I'm writing the narrative + dialogue for my team's game for the Mystery Game Jam, and it's finally getting to the point where I'm having a lot of fun.
I've done a shitload of game jams before, but always as an audio person, and always on those shorter weekend-long jams. This is my first time doing a month-long jam, and my first time taking on a narrative + project management role. I specifically chose that role because I want more experience doing these things (Amadeus is my only experience doing these things, and I literally just wrote a long sappy devlog last month about how much it has helped me to have done a lot of other random fun stuff for experience).

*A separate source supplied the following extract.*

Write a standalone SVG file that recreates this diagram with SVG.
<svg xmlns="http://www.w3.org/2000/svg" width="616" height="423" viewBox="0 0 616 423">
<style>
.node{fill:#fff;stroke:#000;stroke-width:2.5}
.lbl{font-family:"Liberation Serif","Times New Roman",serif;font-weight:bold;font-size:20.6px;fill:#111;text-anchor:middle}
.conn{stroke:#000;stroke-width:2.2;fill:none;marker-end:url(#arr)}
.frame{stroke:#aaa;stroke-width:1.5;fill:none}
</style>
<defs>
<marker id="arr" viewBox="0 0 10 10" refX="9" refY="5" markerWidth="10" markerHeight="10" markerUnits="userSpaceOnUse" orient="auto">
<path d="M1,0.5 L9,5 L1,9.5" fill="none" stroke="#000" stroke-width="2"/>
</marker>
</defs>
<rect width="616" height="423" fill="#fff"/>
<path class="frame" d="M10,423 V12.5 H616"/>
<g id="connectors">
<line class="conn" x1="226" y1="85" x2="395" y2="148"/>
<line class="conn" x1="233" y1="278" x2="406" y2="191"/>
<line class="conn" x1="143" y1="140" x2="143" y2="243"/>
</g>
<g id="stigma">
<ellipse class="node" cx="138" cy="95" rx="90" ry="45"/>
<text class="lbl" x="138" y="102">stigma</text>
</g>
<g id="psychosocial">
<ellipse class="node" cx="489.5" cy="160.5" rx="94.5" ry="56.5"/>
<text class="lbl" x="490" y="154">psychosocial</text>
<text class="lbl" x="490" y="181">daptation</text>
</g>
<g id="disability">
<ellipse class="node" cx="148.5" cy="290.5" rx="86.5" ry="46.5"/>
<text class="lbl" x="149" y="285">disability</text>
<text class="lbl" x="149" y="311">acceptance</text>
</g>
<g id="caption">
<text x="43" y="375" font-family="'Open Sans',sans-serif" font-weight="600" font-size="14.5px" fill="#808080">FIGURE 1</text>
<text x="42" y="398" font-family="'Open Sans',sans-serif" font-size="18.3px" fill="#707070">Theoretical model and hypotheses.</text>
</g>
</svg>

Up until pretty much yesterday I was regretting this. Writing is harder for me than audio because I have significantly less experience in it, and I've spent over a year working on a single huge narrative that I will be working on for the next ~5 years, so I don't really know what my own process is for starting from scratch. I was trying to force myself to plan out all of the pieces of the big puzzle before writing actual dialogue, but that task was so daunting and hard to whittle down into something concrete that I procrastinated on it so hard this week I ended up almost finishing my Ghost Trick ROMhack instead of working on it.
But yesterday I decided to write the intro scene at least, and that turned into also writing the tutorial scene, and that turned into also writing the parts of the finale scene that I can write with what's been decided so far, and then at the end of it I had banged out 12 hours of dialogue and narrative text, and I was having SO MUCH fun.
So I got exactly what I wanted out of this game jam! I learned about my own narrative process.
I am not a writer who can map out all the pieces of a mystery puzzle meticulously and then flesh out the dialogue after the fact. I am the kind of writer who needs to really understand the characters I'm working with who are engaging with the mystery, and use those as the driving forces of the mystery. That kind of writing flows easily for me and is much more fun. I still have to come back to the mystery puzzle, but it's easier to finish the puzzle once I have all the characters as the biggest pieces.
I still need to write the meat of the investigation portion, but it's going so much more smoothly now that I have characters and not placeholder [WITNESS 1] cardboard cut-outs. I'm having a ton of fun writing this and getting invested. I didn't really expect to become invested! Certain dynamics between characters emerged as I was writing and now these feel like characters I care about and am rooting for. That actually shocked me. I didn't set out to write a game I was invested in, I set out to write a silly game jam mystery. But now I'm like, oh dang, I'm accidentally putting real emotions into our game. Whoops!
It's definitely not a Serious Game. It is a pretty silly game. But I am also putting a lot more actual heart into it than I expected to given our concept? It's very Ace Attorney vibes I think.
(Ace Attorney but written in a month so set your expectations accordingly.)